The past few weeks? Nothing. Zilch. Naught, nix, nil, nada! No hay coches eléctricos. Not a one. And they aren’t appearing while I sneak off “during the break” to relieve myself or grab a snack. I ask.
My ad experience has been stripped of Electric Vehicle ads, and that’s something I couldn’t help but notice, given recent news. Car companies are losing billions, and EV start-ups can’t find investors or are collapsing. Actual vehicle costs have somehow broken the veil of media silence to penetrate the collective consciousness of our nation, or at least car makers and their advertising agencies. And that might be why some states – by which I mean the political people running them into the ground – are announcing combustion engine bans by [insert meaninglessly random year here].
EV sales are not great, and the cost of the vehicle, despite tax-backed bailouts, is prohibitive. It is, as we’ve noted often, the laundering of money so the rich, and almost rich, can virtue signal. A nice EV in the driveway that no one uses with a bumper sticker on it that says my other “car’ is a Hummer. But it is also the realization that regardless of the drop-dead date for the clownish all-electric vehicle fantasy future, there is no amount of time, money, or resources available to support it.
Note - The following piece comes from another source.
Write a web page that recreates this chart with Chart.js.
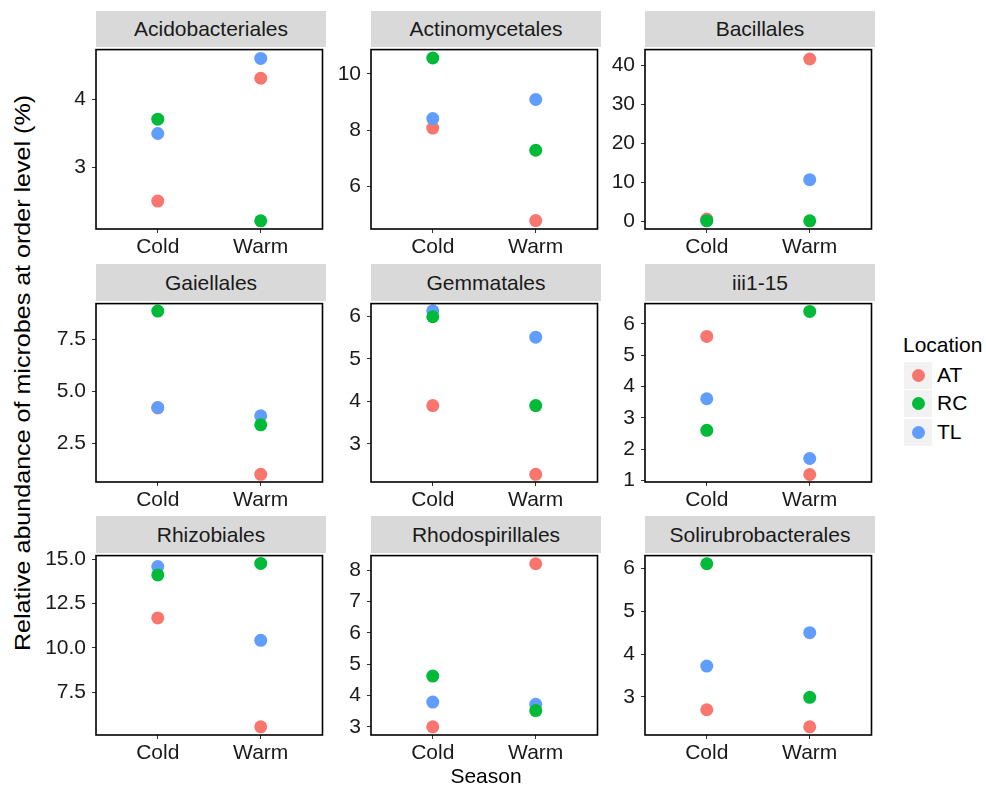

Oh, and the economy sucks. Inflation, despite the same media hiding it in the basement like a red-headed stepchild, is too real on a day-to-day basis. You can’t not see what everything costs when you shop, especially groceries. Some pet foods have risen nearly 50% in price, and that burden carries across the spectrum from personal care products to furniture to raw materials to energy to motor fuels.
Getting by under Biden is a financial burden you can’t hide behind a perky press secretary. But the black Marxist heart wants what it wants, so automakers, with a lot of help from consumers, will need to find a way to push back. Might I suggest not backing mind-bogglingly daft left-wing lunatics for public office as an excellent place to begin?